On Thursday, as the first of at least a few days of temperatures above 4C, I went out for a walk in suburbia. Got myself a sandwich at Dagwood's, and then looked for a cafe to finish my book (the one I remembered being close to home seems to have closed down sometime in the past few months and replaced with a dollar shop...) but instead found that the seasonally open ice cream shop was now open, and has also replaced its Nestle ice cream counter with a real selection of gelato made in the shop! I usually choose not to mix fruity flavours with creamy ones, so went with a triple selection of amaretto, cream cappucino, and white chocolate (with the chocolate not exactly homogeneous with the ice base of the gelato).

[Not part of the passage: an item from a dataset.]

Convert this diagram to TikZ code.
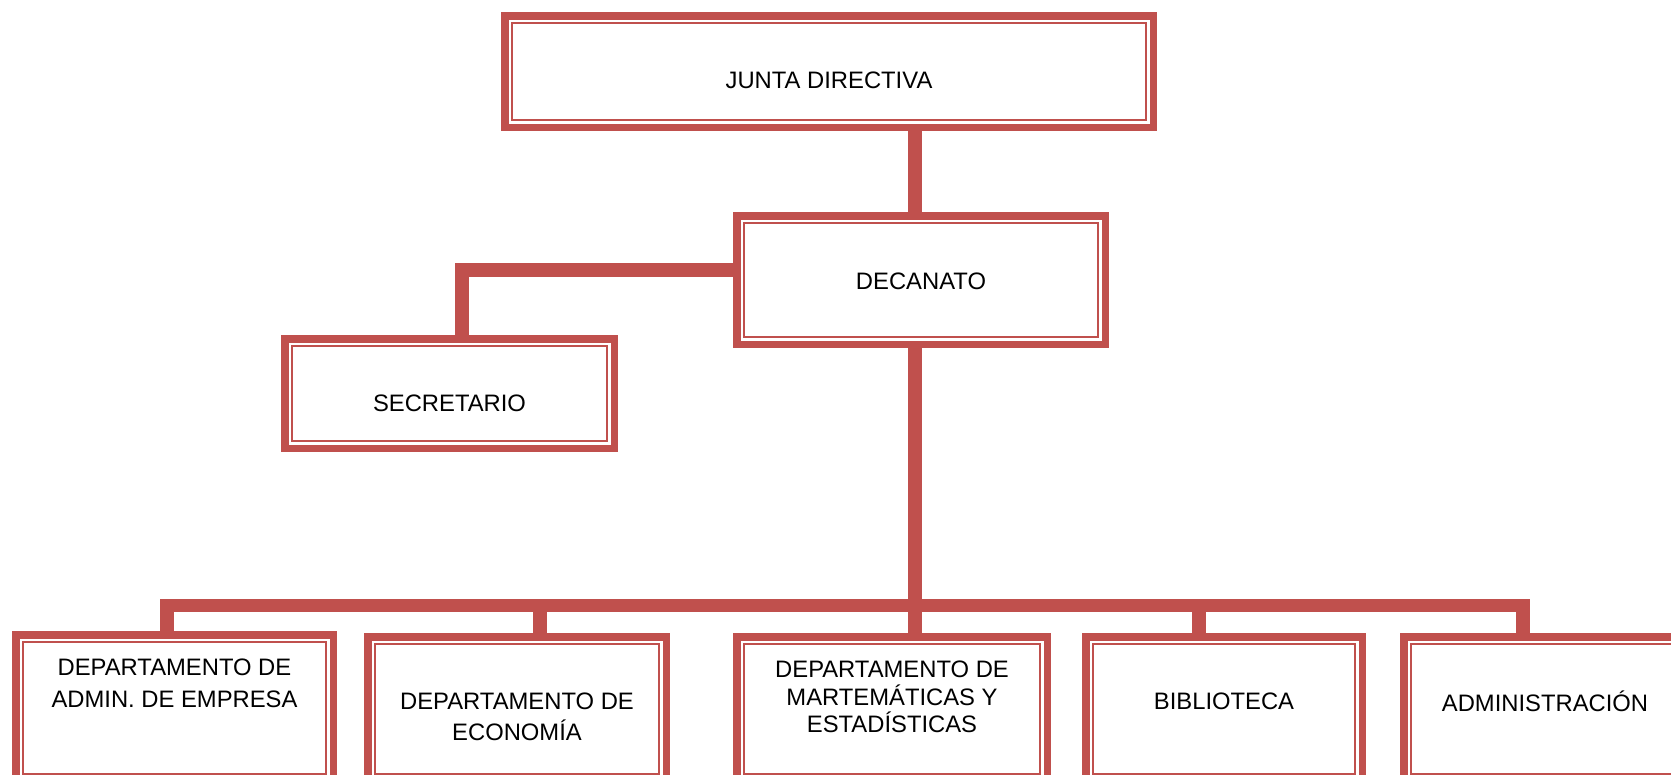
\documentclass[tikz,border=0pt]{standalone}
\usepackage{fontspec}
\setmainfont{Liberation Sans}
\usetikzlibrary{backgrounds}
\definecolor{accred}{HTML}{C0504D}
\tikzset{
  orgbox/.style={rectangle, draw=accred, line width=7.5pt, fill=white, inner sep=0pt, outer sep=0pt,
    path picture={\draw[accred, line width=2.5pt]
      ([shift={(7.25pt,-7.25pt)}]path picture bounding box.north west) rectangle
      ([shift={(-7.25pt,7.25pt)}]path picture bounding box.south east);}},
  conn/.style={draw=accred, line width=13.5pt, line join=miter},
  txt/.style={align=center, inner sep=0pt, text=black, font=\fontsize{23.8}{30}\selectfont},
}
\begin{document}
\begin{tikzpicture}[x=1pt, y=-1pt]
\useasboundingbox (0,0) rectangle (1671,774);
\clip (0,0) rectangle (1671,774);

\node[orgbox, minimum width=648.5pt, minimum height=111.5pt,
  label={[txt, yshift=-9pt]center:JUNTA DIRECTIVA}] (junta) at (829,71.5) {};
\node[orgbox, minimum width=368.5pt, minimum height=128.5pt,
  label={[txt, yshift=-1pt]center:DECANATO}] (decanato) at (921,280) {};
\node[orgbox, minimum width=329.5pt, minimum height=109.5pt,
  label={[txt, yshift=-9.5pt]center:SECRETARIO}] (secretario) at (449.5,393.5) {};

\node[orgbox, minimum width=317.5pt, minimum height=146.5pt,
  label={[txt, font=\fontsize{23.8}{32}\selectfont, yshift=25pt]center:DEPARTAMENTO DE\\ADMIN. DE EMPRESA}] (b1) at (174.5,708) {};
\node[orgbox, minimum width=298.5pt, minimum height=144.5pt,
  label={[txt, font=\fontsize{23.8}{31}\selectfont, yshift=-8pt]center:DEPARTAMENTO DE\\ECONOMÍA}] (b2) at (517,709) {};
\node[orgbox, minimum width=310.5pt, minimum height=144.5pt,
  label={[txt, font=\fontsize{23.8}{27.5}\selectfont, yshift=12pt]center:DEPARTAMENTO DE\\MARTEMÁTICAS Y\\ESTADÍSTICAS}] (b3) at (892,709) {};
\node[orgbox, minimum width=276.5pt, minimum height=144.5pt,
  label={[txt, yshift=7.5pt]center:BIBLIOTECA}] (b4) at (1224,709) {};
\node[orgbox, minimum width=282.5pt, minimum height=144.5pt,
  label={[txt, yshift=7.5pt]center:ADMINISTRACIÓN}] (b5) at (1545,709) {};

\begin{scope}[on background layer]
  \fill[white] (0,0) rectangle (1671,774);
  \draw[conn] (junta.south -| 915,0) -- (decanato.north -| 915,0);
  \draw[conn] (decanato.west |- 0,270) -| (secretario.north -| 462,0);
  \draw[conn] (decanato.south -| 915,0) -- (b3.north -| 915,0);
  \draw[conn] (b1.north -| 167,0) |- (1523,605.5) -- (b5.north -| 1523,0);
  \draw[conn] (540,605.5) -- (b2.north -| 540,0);
  \draw[conn] (1199,605.5) -- (b4.north -| 1199,0);
\end{scope}
\end{tikzpicture}
\end{document}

It smells like spring. Last year, today in fact, I left for Japan and skipped the transition from winter to spring. It has its experimental value, I guess, although I can't really put it in words. When I came back from Asia, it was already summertime. I will always remember walking between the small houses on the hillsides of Nagasaki, at the exact moment when summery spring stroke (when you actually don't need a coat, think you're better off in t-shirt, and are starting to look for your sunglass clips). In the morning of that same day, I was travelling in Kyushu on the rapid train from Fukuoka, and passed fresh green rice fields. The only picture I thought of taking was on the way back - a blurry pic at sunset which gave the same rice fields a sort of cold blueish tinge.

Petronia has review with links to my photos. I take photos - she writes review. -end-
I thought of Annie as a relatively notorious artist - at least in specialized genres - and for anyone to experience half-empty venue on a world tour must give a kinda meh feeling. I knew the main hits, Chewing Gum and Heartbeat (ha-ha, knowing, b/c I keep on calling it "Heartbreak") and knew what it was about - but it wasn't quite like knowing the Belle And Sebastian. I don't know. If I lived downtown, I'd be a poorer man, but then I wouldn't be so selective about the gigs I actually decide to see.

Bande à part used to be a show on Radio-Canada's Radio One, once a week on Fridays, for quite a while, until they went once a day (recorded version) last year, I think, and then went to become a full-fledged satellite radio station alongside CBC's Radio Three.
So tonight, to celebrate their 5th, they reunited some of the most hyped performers of Quebec's indie scene... a strange mistake I make is to put them all (except aKido, 'cause it's electronica - and I keep being dissapointed that he uses this same trademark musical "twist" in each and every song - but a trademark is a trademark, what can you do?) in the same mental basket, that of "whatever Quebec rock bands". So now, after spending four hours of my life with them right under my nose, I can say that Karkwa is a depressing (in the vein-cutting sense) alternative rock band with a lead singer who sounds like Marc Déry of Zébulon (an equally notorious band of my teen years), the Dales Hawerchuk (having really negociated their band's name with the former NHL star of same name) are very very loud, and Malajube was the act many people came to see.

Malajube says they're "Progressive, Emo and Jam", but I could've said it sounds familiar, like reggae, like surf punk... but not quite - I probably mean this sort of happy upbeat instrumental sound. I don't know. I'm not a music critic. On the other hand, I think that having a single entitled Montréal -40 (music video) helps selling. *g*
Unfortunately, anything the performers sang went down the drain of poor elocution. The crowd was incredibly young (such that Danica and myself felt like old farts). So those are the other people listening to bandeapart.fm? Anyways, they reminded me of the hipster kids who hung out at the newspaper office during cegep. In time, just everything makes sense.
Those bands are unfortunately not close to being favourite bands. They're just quite okay, making quite good music I wouldn't rush out to buy. I might be bored with the rock scene. What I tend to listen to on bandeapart.fm anyways is their electronica selection, which also sometimes comes up with this weird experimental 15-minute track from artist with 10-word name.